Simulating the Application with the Emulation Flow - 2023.1 English

Vitis Unified Software Platform Documentation: Application Acceleration Development (UG1393)

Document ID
Release Date
2023.1 English

Development of a user application and hardware kernels targeting an FPGA requires a phased development approach. Because FPGA, AMD Versal™ adaptive SoC, and AMD Zynq™ UltraScale+™ MPSoC are programmable devices, building the device binary for hardware takes some time. To enable quicker iterations without having to go through the full hardware compilation flow, the AMD Vitis™ tool provides software emulation targets to perform C-based simulation of the design, and hardware emulation targets to perform C-RTL co-simulation of the software application and PL kernels. Compiling for emulation targets is significantly faster than compiling for the actual hardware. Additionally, emulation targets provide full visibility into the application or accelerator, thus making it easier to perform debugging. Once your design passes in emulation, then in the late stages of development you can compile and run the application on the hardware platform.

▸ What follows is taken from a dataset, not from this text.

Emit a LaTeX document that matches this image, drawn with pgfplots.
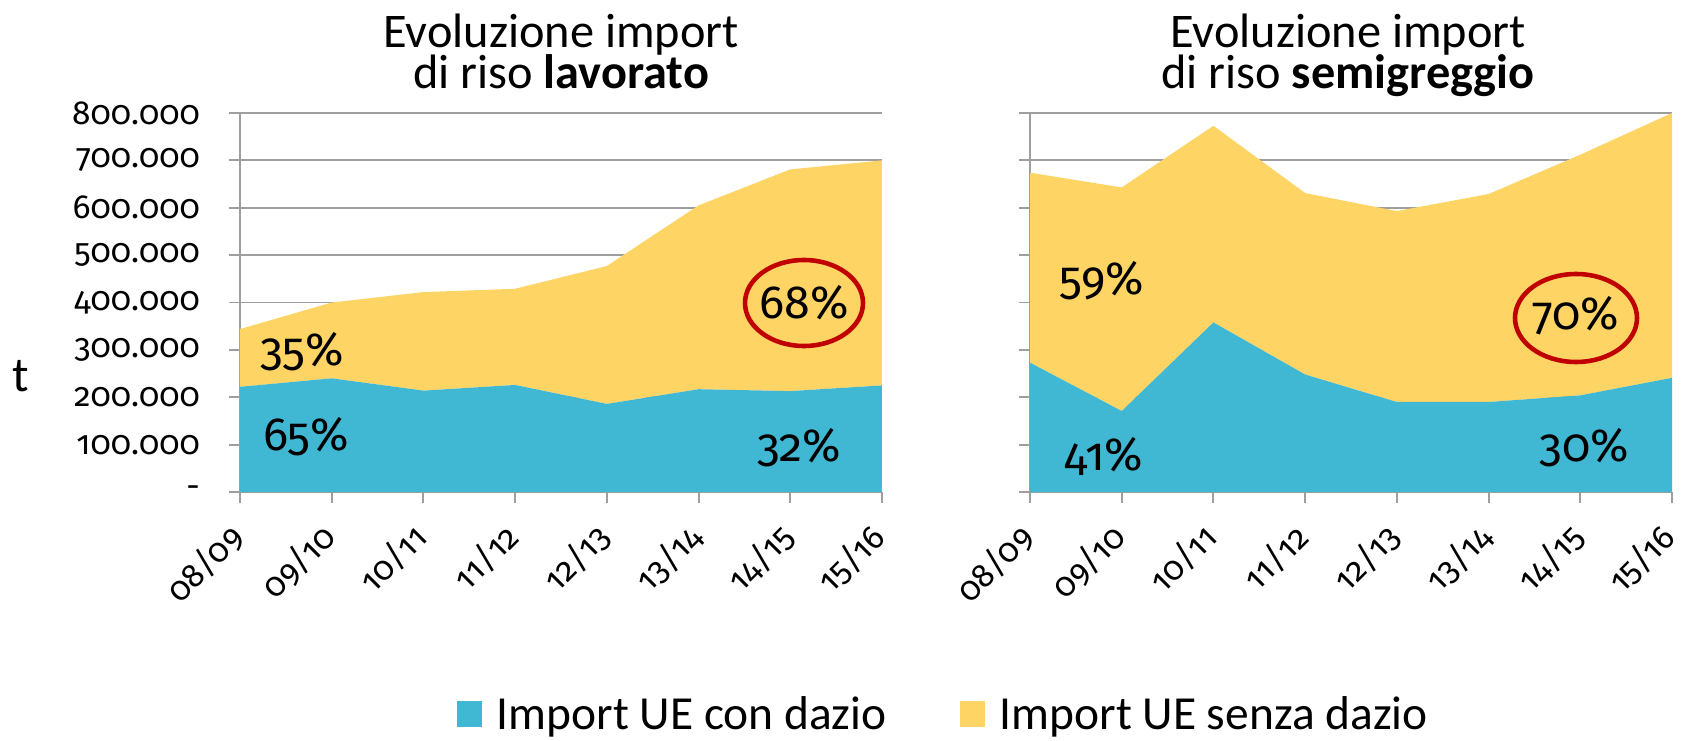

The Vitis tool provides two emulation targets:

Software emulation (sw_emu)
The software emulation build compiles and links quickly, and the host program runs either natively on an x86 processor or in the QEMU emulation environment. The PL kernels are natively compiled and running on the host machine. This build target lets you quickly iterate on both the host code and kernel logic.
Hardware emulation (hw_emu)
The host program runs in sw_emu, natively on x86 or in the QEMU, but the kernel code is compiled into an RTL behavioral model which is run in the AMD Vivado™ simulator or other supported third-party simulators. This build and run loop takes longer but provides a cycle-accurate view of kernel logic.

Compiling and linking for either of the emulation targets is seamlessly integrated into the Vitis command line and IDE flows. You can compile your host and kernel source code for either emulation target, without making any change to the source code. For your host code, you do not need to compile differently for emulation as the same host executable or PS application ELF binary can be used in emulation. Emulation targets support most of the features including XRT APIs, buffer transfer, platform memory SP tags, kernel-to-kernel connections, etc. The following sections detail the features and requirements of both the software and hardware emulation flows.

While running emulation you can specify a number of trace options as described in Enabling Profiling in Your Application to capture design data during runtime. Any reports generated during the run are collected into the xrt.run_summary file. This collection of reports can be viewed by opening the run_summary in Vitis analyzer, and includes a Summary report, System and Platform Diagrams to illustrate the hardware design, Run Guidance offering any suggestions for improving the performance of the system, and a Profile Summary and Timeline Trace when enabled in the xrt.ini file during runtime. Refer to Using the Vitis Analyzer for additional information.

SW Emulation is an abstract model and does not use any of the petalinux drivers like such as Zynq OpenCL (ZOCL), interrupt controller, or Device Tree Binary (DTB). Hence, the overhead of creating sd_card.img and booting petalinux on full QEMU machines can be avoided for SW Emulation. This enables faster SW_EMU as QEMU is slow and requires petalinux. Thus, for this approach the user is not required to provide fields such as sysroot, rootfs and sd_Card Image.

Note: If users are sourcing the environment setup script ''xilinx-versal-common-v2022.2/environment-setup-cortexa72-cortexa53-xilinx-linux'', they may find a warning or error to unset the LD_LIBRARY_PATH (if already set) in order to execute the embedded XRT. The environment setup script sets up the arm gcc tool chain path along with the required additional environment variables.

Installing the x86 XRT automatically sets the LD_LIBARY_PATH variable to point to XRT libraries. For running both the embedded XRT and x86 XRT on the same setup (terminal), you must specify arm-gcc and SYSROOT paths for embedded systems.

Limitations of the Software Emulation Flow

The following are not supported in sw_emu but supported by hw_emuand hw targets

hls_stream<ap_uint> and hls_stream<ap_int>
ap_uint and ap_int are supported as primitive datatypes, but not as an hls_stream datatype.
Array or Vector of hls_streams
If the HLS Kernel written is expecting to read and write the data to an array of hls_stream, sw_emu is not elaborating the array to N streams and processing it.
Runtime Data generation based on memory connectivity
HBM memory size for each bank is limited to 256MB; proper RTD generation based on memory connectivity is not supported.
HBM bus notation is not supported when host code is written in XRT Native APIs.
Kernels with RTL
Only HLS and AIE-1 Kernels are supported.
AIE-2 Ex buf descriptors
Not supported.
PL Controller based designs
Not supported.
Presynthi PDI is mandatory for sw_emu
PS QEMU designs will not work if base platforms does not have Presynth PDI.